Task prompt:
Go through the data and copy every line exactly, but not the images.

— Start Provided data —

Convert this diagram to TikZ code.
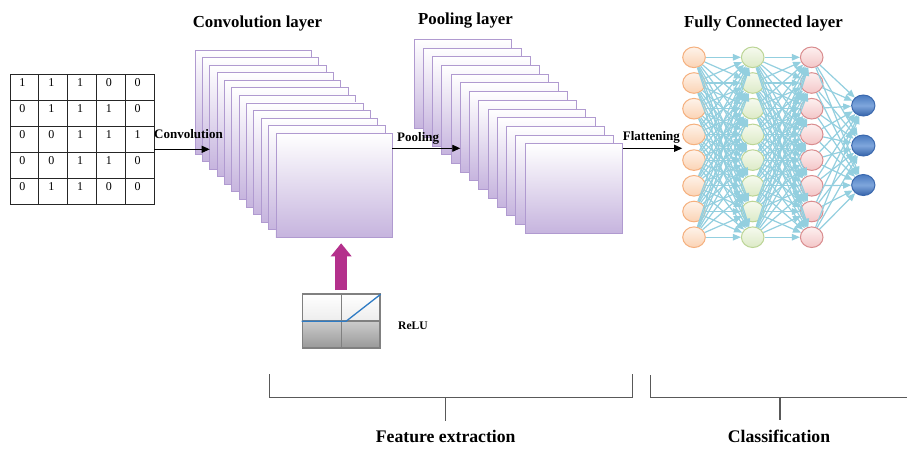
\documentclass[tikz,border=0pt]{standalone}
\usepackage{fontspec}
\setmainfont{Liberation Serif}
\usetikzlibrary{arrows.meta,shapes.geometric}
\definecolor{stackdraw}{HTML}{B09AD0}
\definecolor{stackfill}{HTML}{C6B4DE}
\definecolor{fcblue}{HTML}{93CFDF}
\definecolor{odraw}{HTML}{F5B07E}
\definecolor{otop}{HTML}{FEF3EA}
\definecolor{obot}{HTML}{FBD3B4}
\definecolor{gdraw}{HTML}{BBD595}
\definecolor{gtop}{HTML}{F6FAEF}
\definecolor{gbot}{HTML}{DCEAC6}
\definecolor{pdraw}{HTML}{D98C8E}
\definecolor{ptop}{HTML}{FDF0F0}
\definecolor{pbot}{HTML}{F3C6C7}
\definecolor{bdraw}{HTML}{3A68AE}
\definecolor{btop}{HTML}{4A7BC0}
\definecolor{bmid}{HTML}{7FA6DC}
\definecolor{bbot}{HTML}{3563AA}
\definecolor{relublue}{HTML}{2E7BC4}
\definecolor{relumag}{HTML}{B4308C}
\begin{document}
\begin{tikzpicture}[x=1pt,y=-1pt,
  cell/.style={draw=black!85,line width=0.8pt,minimum width=28.8pt,minimum height=26pt,inner sep=0,outer sep=0,anchor=north west},
  digit/.style={font=\fontsize{12}{14}\selectfont,inner sep=0},
  layerbox/.style={draw=stackdraw,line width=0.9pt,top color=white,bottom color=stackfill,inner sep=0,outer sep=0,anchor=north west},
  title/.style={font=\bfseries\fontsize{16.8}{20}\selectfont,anchor=base,inner sep=0},
  small/.style={font=\bfseries\fontsize{13}{15}\selectfont,anchor=base west,inner sep=0},
  big/.style={font=\bfseries\fontsize{17.7}{20}\selectfont,anchor=base,inner sep=0},
  arr/.style={-{Triangle[length=8pt,width=7pt]},line width=0.9pt,black},
  neuron/.style={ellipse,minimum width=22.6pt,minimum height=20.6pt,inner sep=0,line width=1pt},
  fc/.style={draw=fcblue,line width=1.2pt,-{Triangle[length=8pt,width=6.5pt]}},
  bracket/.style={draw=black!65,line width=1.2pt}
]
\useasboundingbox (0,0) rectangle (907,448);
\fill[white] (0,0) rectangle (907,448);

% input matrix
\foreach \r in {0,...,4}
  \foreach \c in {0,...,4}
    \node[cell] (m\r\c) at (10+28.8*\c,74+26*\r) {};
\foreach \row [count=\r from 0] in {{1,1,1,0,0},{0,1,1,1,0},{0,0,1,1,1},{0,0,1,1,0},{0,1,1,0,0}}
  \foreach \v [count=\c from 0] in \row
    \node[digit] (d\r\c) at (10+28.8*\c+12.5,74+26*\r+9) {\v};

% convolution stack
\foreach \i in {0,...,11}
  \node[layerbox,minimum width=116.5pt,minimum height=104pt] (conv\i) at (195+7.36*\i,50+7.57*\i) {};
% pooling stack
\foreach \i in {0,...,12}
  \node[layerbox,minimum width=97.7pt,minimum height=89.3pt] (pool\i) at (414+9.25*\i,39.3+8.72*\i) {};

% titles
\node[title] (tconv) at (257.5,27.3) {Convolution layer};
\node[title] (tpool) at (465.5,24) {Pooling layer};
\node[title] (tfc) at (763.5,27.3) {Fully Connected layer};

% fully connected network
\foreach \i in {0,...,7} {
  \node[neuron,draw=odraw,top color=otop,bottom color=obot] (o\i) at (694,57.3+25.7*\i) {};
  \node[neuron,draw=gdraw,top color=gtop,bottom color=gbot] (g\i) at (752.7,57.3+25.7*\i) {};
  \node[neuron,draw=pdraw,top color=ptop,bottom color=pbot] (p\i) at (811.7,57.3+25.7*\i) {};
}
\foreach \i/\yy in {0/105.5,1/145.5,2/185}
  \node[neuron,minimum width=23.3pt,minimum height=21pt,draw=bdraw,top color=btop,bottom color=bbot,middle color=bmid] (b\i) at (863.3,\yy) {};
\foreach \i in {0,...,7}
  \foreach \j in {0,...,7} {
    \draw[fc] (o\i) -- (g\j);
    \draw[fc] (g\i) -- (p\j);
  }
\foreach \i in {0,...,7}
  \foreach \j in {0,...,2}
    \draw[fc] (p\i) -- (b\j);

% flow arrows and labels
\coordinate (cy) at (0,149.3);
\coordinate (py) at (0,148.3);
\draw[arr] (m24.east |- cy) -- (conv2.west |- cy);
\draw[arr] (conv11.east |- py) -- (pool5.west |- py);
\draw[arr] (pool12.east |- py) -- (o3.west |- py);
\node[small] (lconv) at (154,138.3) {Convolution};
\node[small] (lpool) at (397,141) {Pooling};
\node[small] (lflat) at (622.7,140) {Flattening};

% ReLU
\node[draw=black!50,line width=1.3pt,minimum width=77.6pt,minimum height=54pt,anchor=north west,inner sep=0,
  path picture={
    \fill[top color=white,bottom color=black!14] (path picture bounding box.north west) rectangle (path picture bounding box.east);
    \fill[top color=black!20,bottom color=black!40] (path picture bounding box.west) rectangle (path picture bounding box.south east);
  }] (relu) at (301.7,293.3) {};
\draw[draw=black!50,line width=1.1pt] (relu.north) -- (relu.south);
\draw[draw=black!50,line width=1.1pt] (relu.west) -- (relu.east);
\coordinate (rk) at (346,321.3);
\draw[relublue,line width=1.3pt] (relu.west |- rk) -- (rk) -- ([yshift=-1pt]relu.north east);
\node[font=\bfseries\fontsize{11.6}{14}\selectfont,anchor=base west,inner sep=0] (lrelu) at (398,329.3) {ReLU};
\draw[relumag,line width=12.5pt,-{Triangle[length=13pt,width=20pt]},shorten <=3.3pt,shorten >=6pt]
  (relu.north) -- (relu.north |- conv11.south);

% brackets
\coordinate (fl) at (269.3,374);
\coordinate (fr) at (632.3,374);
\coordinate (fm) at (445.7,397.3);
\coordinate (ft) at (445.7,420.7);
\draw[bracket] (fl) -- (fl |- fm) -- (fr |- fm) -- (fr);
\draw[bracket] (fm) -- (ft);
\node[big] (fe) at (445.7,442.5) {Feature extraction};
\coordinate (cl0) at (650.7,375);
\coordinate (cm) at (780,397.7);
\coordinate (ct) at (780,420.4);
\coordinate (cr) at (912,397.7);
\draw[bracket] (cl0) -- (cl0 |- cm) -- (cr);
\draw[bracket] (cm) -- (ct);
\node[big] (cl) at (779,442.5) {Classification};
\end{tikzpicture}
\end{document}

— End Provided data —

Final result:
Convert this diagram to TikZ code.
\documentclass[tikz,border=0pt]{standalone}
\usepackage{fontspec}
\setmainfont{Liberation Serif}
\usetikzlibrary{arrows.meta,shapes.geometric}
\definecolor{stackdraw}{HTML}{B09AD0}
\definecolor{stackfill}{HTML}{C6B4DE}
\definecolor{fcblue}{HTML}{93CFDF}
\definecolor{odraw}{HTML}{F5B07E}
\definecolor{otop}{HTML}{FEF3EA}
\definecolor{obot}{HTML}{FBD3B4}
\definecolor{gdraw}{HTML}{BBD595}
\definecolor{gtop}{HTML}{F6FAEF}
\definecolor{gbot}{HTML}{DCEAC6}
\definecolor{pdraw}{HTML}{D98C8E}
\definecolor{ptop}{HTML}{FDF0F0}
\definecolor{pbot}{HTML}{F3C6C7}
\definecolor{bdraw}{HTML}{3A68AE}
\definecolor{btop}{HTML}{4A7BC0}
\definecolor{bmid}{HTML}{7FA6DC}
\definecolor{bbot}{HTML}{3563AA}
\definecolor{relublue}{HTML}{2E7BC4}
\definecolor{relumag}{HTML}{B4308C}
\begin{document}
\begin{tikzpicture}[x=1pt,y=-1pt,
  cell/.style={draw=black!85,line width=0.8pt,minimum width=28.8pt,minimum height=26pt,inner sep=0,outer sep=0,anchor=north west},
  digit/.style={font=\fontsize{12}{14}\selectfont,inner sep=0},
  layerbox/.style={draw=stackdraw,line width=0.9pt,top color=white,bottom color=stackfill,inner sep=0,outer sep=0,anchor=north west},
  title/.style={font=\bfseries\fontsize{16.8}{20}\selectfont,anchor=base,inner sep=0},
  small/.style={font=\bfseries\fontsize{13}{15}\selectfont,anchor=base west,inner sep=0},
  big/.style={font=\bfseries\fontsize{17.7}{20}\selectfont,anchor=base,inner sep=0},
  arr/.style={-{Triangle[length=8pt,width=7pt]},line width=0.9pt,black},
  neuron/.style={ellipse,minimum width=22.6pt,minimum height=20.6pt,inner sep=0,line width=1pt},
  fc/.style={draw=fcblue,line width=1.2pt,-{Triangle[length=8pt,width=6.5pt]}},
  bracket/.style={draw=black!65,line width=1.2pt}
]
\useasboundingbox (0,0) rectangle (907,448);
\fill[white] (0,0) rectangle (907,448);

% input matrix
\foreach \r in {0,...,4}
  \foreach \c in {0,...,4}
    \node[cell] (m\r\c) at (10+28.8*\c,74+26*\r) {};
\foreach \row [count=\r from 0] in {{1,1,1,0,0},{0,1,1,1,0},{0,0,1,1,1},{0,0,1,1,0},{0,1,1,0,0}}
  \foreach \v [count=\c from 0] in \row
    \node[digit] (d\r\c) at (10+28.8*\c+12.5,74+26*\r+9) {\v};

% convolution stack
\foreach \i in {0,...,11}
  \node[layerbox,minimum width=116.5pt,minimum height=104pt] (conv\i) at (195+7.36*\i,50+7.57*\i) {};
% pooling stack
\foreach \i in {0,...,12}
  \node[layerbox,minimum width=97.7pt,minimum height=89.3pt] (pool\i) at (414+9.25*\i,39.3+8.72*\i) {};

% titles
\node[title] (tconv) at (257.5,27.3) {Convolution layer};
\node[title] (tpool) at (465.5,24) {Pooling layer};
\node[title] (tfc) at (763.5,27.3) {Fully Connected layer};

% fully connected network
\foreach \i in {0,...,7} {
  \node[neuron,draw=odraw,top color=otop,bottom color=obot] (o\i) at (694,57.3+25.7*\i) {};
  \node[neuron,draw=gdraw,top color=gtop,bottom color=gbot] (g\i) at (752.7,57.3+25.7*\i) {};
  \node[neuron,draw=pdraw,top color=ptop,bottom color=pbot] (p\i) at (811.7,57.3+25.7*\i) {};
}
\foreach \i/\yy in {0/105.5,1/145.5,2/185}
  \node[neuron,minimum width=23.3pt,minimum height=21pt,draw=bdraw,top color=btop,bottom color=bbot,middle color=bmid] (b\i) at (863.3,\yy) {};
\foreach \i in {0,...,7}
  \foreach \j in {0,...,7} {
    \draw[fc] (o\i) -- (g\j);
    \draw[fc] (g\i) -- (p\j);
  }
\foreach \i in {0,...,7}
  \foreach \j in {0,...,2}
    \draw[fc] (p\i) -- (b\j);

% flow arrows and labels
\coordinate (cy) at (0,149.3);
\coordinate (py) at (0,148.3);
\draw[arr] (m24.east |- cy) -- (conv2.west |- cy);
\draw[arr] (conv11.east |- py) -- (pool5.west |- py);
\draw[arr] (pool12.east |- py) -- (o3.west |- py);
\node[small] (lconv) at (154,138.3) {Convolution};
\node[small] (lpool) at (397,141) {Pooling};
\node[small] (lflat) at (622.7,140) {Flattening};

% ReLU
\node[draw=black!50,line width=1.3pt,minimum width=77.6pt,minimum height=54pt,anchor=north west,inner sep=0,
  path picture={
    \fill[top color=white,bottom color=black!14] (path picture bounding box.north west) rectangle (path picture bounding box.east);
    \fill[top color=black!20,bottom color=black!40] (path picture bounding box.west) rectangle (path picture bounding box.south east);
  }] (relu) at (301.7,293.3) {};
\draw[draw=black!50,line width=1.1pt] (relu.north) -- (relu.south);
\draw[draw=black!50,line width=1.1pt] (relu.west) -- (relu.east);
\coordinate (rk) at (346,321.3);
\draw[relublue,line width=1.3pt] (relu.west |- rk) -- (rk) -- ([yshift=-1pt]relu.north east);
\node[font=\bfseries\fontsize{11.6}{14}\selectfont,anchor=base west,inner sep=0] (lrelu) at (398,329.3) {ReLU};
\draw[relumag,line width=12.5pt,-{Triangle[length=13pt,width=20pt]},shorten <=3.3pt,shorten >=6pt]
  (relu.north) -- (relu.north |- conv11.south);

% brackets
\coordinate (fl) at (269.3,374);
\coordinate (fr) at (632.3,374);
\coordinate (fm) at (445.7,397.3);
\coordinate (ft) at (445.7,420.7);
\draw[bracket] (fl) -- (fl |- fm) -- (fr |- fm) -- (fr);
\draw[bracket] (fm) -- (ft);
\node[big] (fe) at (445.7,442.5) {Feature extraction};
\coordinate (cl0) at (650.7,375);
\coordinate (cm) at (780,397.7);
\coordinate (ct) at (780,420.4);
\coordinate (cr) at (912,397.7);
\draw[bracket] (cl0) -- (cl0 |- cm) -- (cr);
\draw[bracket] (cm) -- (ct);
\node[big] (cl) at (779,442.5) {Classification};
\end{tikzpicture}
\end{document}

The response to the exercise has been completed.